Work required: Exclude images, then output the remaining data verbatim.

***** Dataset extract *****

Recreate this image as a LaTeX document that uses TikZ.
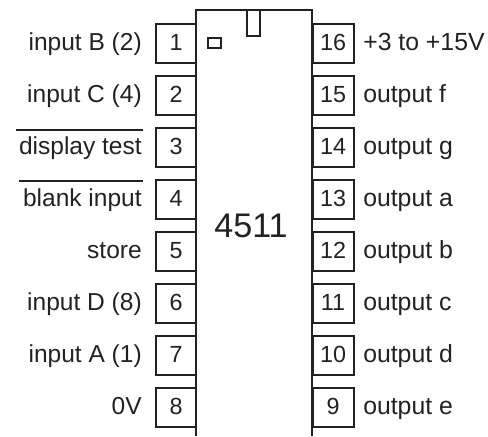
\documentclass[tikz,border=0pt]{standalone}
\usepackage{fontspec}
\setmainfont{Liberation Sans}
\definecolor{ink}{HTML}{222222}
\tikzset{x=0.75pt,y=-0.75pt,
  ln/.style={draw=ink,line width=1.5pt},
  pinbox/.style={ln,rectangle,minimum width=41*0.75pt,minimum height=39*0.75pt,inner sep=0pt,text=ink,text height=10.5pt,text depth=0pt,font=\fontsize{17.5}{20}\selectfont},
  lefttext/.style={anchor=base east,inner sep=0pt,text=ink,font=\fontsize{18.4}{20}\selectfont},
  righttext/.style={anchor=base west,inner sep=0pt,text=ink,font=\fontsize{18.6}{20}\selectfont},
  chiplabel/.style={inner sep=0pt,text=ink,font=\fontsize{25.6}{28}\selectfont}}
\begin{document}
\begin{tikzpicture}
\useasboundingbox (0,0) rectangle (488,436);
\coordinate (tl) at (196,10);
\coordinate (tr) at (312,10);
\coordinate (bl) at (196,436);
\coordinate (br) at (312,436);
\foreach \n/\l [count=\i from 0] in {1/input B (2),2/input C (4),3/display test,4/blank input,5/store,6/input D (8),7/input A (1),8/0V}{
  \node[pinbox] (p\n) at (176,{43+52*\i}) {\n};
  \node[lefttext] (l\n) at (142,{50+52*\i}) {\l};
}
\foreach \n/\l [count=\i from 0] in {16/+3 to +15V,15/output f,14/output g,13/output a,12/output b,11/output c,10/output d,9/output e}{
  \node[pinbox] (p\n) at (333,{43+52*\i}) {\n};
  \node[righttext] (l\n) at (363,{50+52*\i}) {\l};
}
\draw[ln,fill=white] (bl) -- (tl) -- (tr) -- (br);
\node[chiplabel] (chip) at (251,226) {4511};
\draw[ln] (247,10) -- (247,36) -- (260,36) -- (260,10);
\node[ln,rectangle,minimum width=10pt,minimum height=7pt,inner sep=0pt] (dot) at (214.5,43) {};
\coordinate (b3a) at (16,130); \coordinate (b3b) at (143,130);
\coordinate (b4a) at (19,181); \coordinate (b4b) at (143,181);
\draw[ln] (b3a) -- (b3b);
\draw[ln] (b4a) -- (b4b);
\end{tikzpicture}
\end{document}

*****

Result for this exercise:
Recreate this image as a LaTeX document that uses TikZ.
\documentclass[tikz,border=0pt]{standalone}
\usepackage{fontspec}
\setmainfont{Liberation Sans}
\definecolor{ink}{HTML}{222222}
\tikzset{x=0.75pt,y=-0.75pt,
  ln/.style={draw=ink,line width=1.5pt},
  pinbox/.style={ln,rectangle,minimum width=41*0.75pt,minimum height=39*0.75pt,inner sep=0pt,text=ink,text height=10.5pt,text depth=0pt,font=\fontsize{17.5}{20}\selectfont},
  lefttext/.style={anchor=base east,inner sep=0pt,text=ink,font=\fontsize{18.4}{20}\selectfont},
  righttext/.style={anchor=base west,inner sep=0pt,text=ink,font=\fontsize{18.6}{20}\selectfont},
  chiplabel/.style={inner sep=0pt,text=ink,font=\fontsize{25.6}{28}\selectfont}}
\begin{document}
\begin{tikzpicture}
\useasboundingbox (0,0) rectangle (488,436);
\coordinate (tl) at (196,10);
\coordinate (tr) at (312,10);
\coordinate (bl) at (196,436);
\coordinate (br) at (312,436);
\foreach \n/\l [count=\i from 0] in {1/input B (2),2/input C (4),3/display test,4/blank input,5/store,6/input D (8),7/input A (1),8/0V}{
  \node[pinbox] (p\n) at (176,{43+52*\i}) {\n};
  \node[lefttext] (l\n) at (142,{50+52*\i}) {\l};
}
\foreach \n/\l [count=\i from 0] in {16/+3 to +15V,15/output f,14/output g,13/output a,12/output b,11/output c,10/output d,9/output e}{
  \node[pinbox] (p\n) at (333,{43+52*\i}) {\n};
  \node[righttext] (l\n) at (363,{50+52*\i}) {\l};
}
\draw[ln,fill=white] (bl) -- (tl) -- (tr) -- (br);
\node[chiplabel] (chip) at (251,226) {4511};
\draw[ln] (247,10) -- (247,36) -- (260,36) -- (260,10);
\node[ln,rectangle,minimum width=10pt,minimum height=7pt,inner sep=0pt] (dot) at (214.5,43) {};
\coordinate (b3a) at (16,130); \coordinate (b3b) at (143,130);
\coordinate (b4a) at (19,181); \coordinate (b4b) at (143,181);
\draw[ln] (b3a) -- (b3b);
\draw[ln] (b4a) -- (b4b);
\end{tikzpicture}
\end{document}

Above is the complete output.